Ce n’est pas que je regarde le plan entier que je semble présenter comme un systéme absolument pratiquable dans toutes ses parties ; je suis peut-être le moins imaginaire de tous les hommes dans le fait. Je pense que tous les principes établis dans cet Ouvrage sont vrais, & je serois fort aise d’avoir à les défendre ; mais il est sur-tout des points principaux, dont la nécessité est urgente & absolue.

Je n’offre pas ici une lecture d’amusement. Indépendamment du sérieux du sujet, il demeure dans la façon dont il est traité, un air de désordre que je n’ai pas eu la force de corriger.
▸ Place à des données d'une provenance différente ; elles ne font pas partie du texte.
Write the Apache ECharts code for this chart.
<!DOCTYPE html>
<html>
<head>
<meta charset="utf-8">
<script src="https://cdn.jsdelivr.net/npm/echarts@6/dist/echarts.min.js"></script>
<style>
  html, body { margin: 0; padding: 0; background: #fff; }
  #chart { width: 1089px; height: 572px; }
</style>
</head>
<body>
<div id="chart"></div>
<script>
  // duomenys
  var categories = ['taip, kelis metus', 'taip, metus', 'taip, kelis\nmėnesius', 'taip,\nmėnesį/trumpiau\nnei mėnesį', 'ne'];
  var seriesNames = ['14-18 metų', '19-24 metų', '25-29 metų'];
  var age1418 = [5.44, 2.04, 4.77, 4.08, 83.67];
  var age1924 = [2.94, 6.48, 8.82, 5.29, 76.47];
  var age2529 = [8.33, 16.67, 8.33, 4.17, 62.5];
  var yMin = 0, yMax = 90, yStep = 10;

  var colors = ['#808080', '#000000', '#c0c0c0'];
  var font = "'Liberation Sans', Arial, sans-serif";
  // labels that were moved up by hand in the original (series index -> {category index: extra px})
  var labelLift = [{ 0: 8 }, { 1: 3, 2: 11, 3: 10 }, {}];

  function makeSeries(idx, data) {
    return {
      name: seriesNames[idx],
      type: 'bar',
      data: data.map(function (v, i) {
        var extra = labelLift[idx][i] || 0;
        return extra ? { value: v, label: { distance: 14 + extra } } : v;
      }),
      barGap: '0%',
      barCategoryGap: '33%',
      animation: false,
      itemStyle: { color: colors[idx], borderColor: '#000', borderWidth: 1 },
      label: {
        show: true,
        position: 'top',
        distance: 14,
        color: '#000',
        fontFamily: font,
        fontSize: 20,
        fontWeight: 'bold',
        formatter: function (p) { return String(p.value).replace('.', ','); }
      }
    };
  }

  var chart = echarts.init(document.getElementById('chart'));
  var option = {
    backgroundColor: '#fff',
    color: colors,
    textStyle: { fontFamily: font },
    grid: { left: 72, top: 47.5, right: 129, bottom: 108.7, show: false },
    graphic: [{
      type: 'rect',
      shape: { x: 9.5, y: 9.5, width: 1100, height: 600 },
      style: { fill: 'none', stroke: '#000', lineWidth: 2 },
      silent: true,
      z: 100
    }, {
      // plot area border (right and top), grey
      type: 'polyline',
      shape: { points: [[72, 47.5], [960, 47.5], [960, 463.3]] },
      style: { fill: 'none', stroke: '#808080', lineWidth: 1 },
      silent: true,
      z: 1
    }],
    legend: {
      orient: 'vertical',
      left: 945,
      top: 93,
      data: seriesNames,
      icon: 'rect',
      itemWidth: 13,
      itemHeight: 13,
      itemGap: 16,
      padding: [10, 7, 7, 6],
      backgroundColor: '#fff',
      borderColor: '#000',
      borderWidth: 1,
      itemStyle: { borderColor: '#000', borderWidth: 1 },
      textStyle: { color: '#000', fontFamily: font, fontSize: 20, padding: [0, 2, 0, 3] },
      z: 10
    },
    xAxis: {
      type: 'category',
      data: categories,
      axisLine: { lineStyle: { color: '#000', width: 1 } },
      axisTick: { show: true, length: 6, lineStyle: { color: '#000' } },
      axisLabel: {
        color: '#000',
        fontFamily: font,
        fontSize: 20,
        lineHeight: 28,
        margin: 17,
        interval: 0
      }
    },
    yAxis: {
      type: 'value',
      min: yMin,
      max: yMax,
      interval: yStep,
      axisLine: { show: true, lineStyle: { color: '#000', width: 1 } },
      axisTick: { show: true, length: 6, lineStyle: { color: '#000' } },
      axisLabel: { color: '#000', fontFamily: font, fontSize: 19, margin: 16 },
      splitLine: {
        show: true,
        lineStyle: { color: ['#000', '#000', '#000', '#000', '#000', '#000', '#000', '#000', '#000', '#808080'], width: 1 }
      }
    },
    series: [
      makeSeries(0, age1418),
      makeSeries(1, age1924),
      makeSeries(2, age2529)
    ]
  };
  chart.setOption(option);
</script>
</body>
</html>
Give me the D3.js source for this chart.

Outre ce que mon naturel y a apporté de ce genre d’imperfection, il est dû encore aux variations survenues dans la contexture du plan. Je l’entrepris d’abord dans la forme d’un Commmentaire libre sur un Ouvrage excellent que je possédois alors en manuscrit, & que je voulais donner au Public. Cet Ouvrage parut, avant que j’eusse entrepris la troisiéme Partie ; cela me détermina à changer la forme de mon Ouvrage, & à rassembler sous des titres à moi des morceaux épars & négligés que j’avois laissé couler de ma plume. La première Partie se sent sur-tout beaucoup de cette réfaction, & je crains que la sorte de désordre, qui y règne, ne rebute mes Lecteurs. C’est pour eux plutôt que pour moi que je les prie d’aller jusqu’au bout, & d’attendre du moins à la troisiéme Partie à me juger définitivement.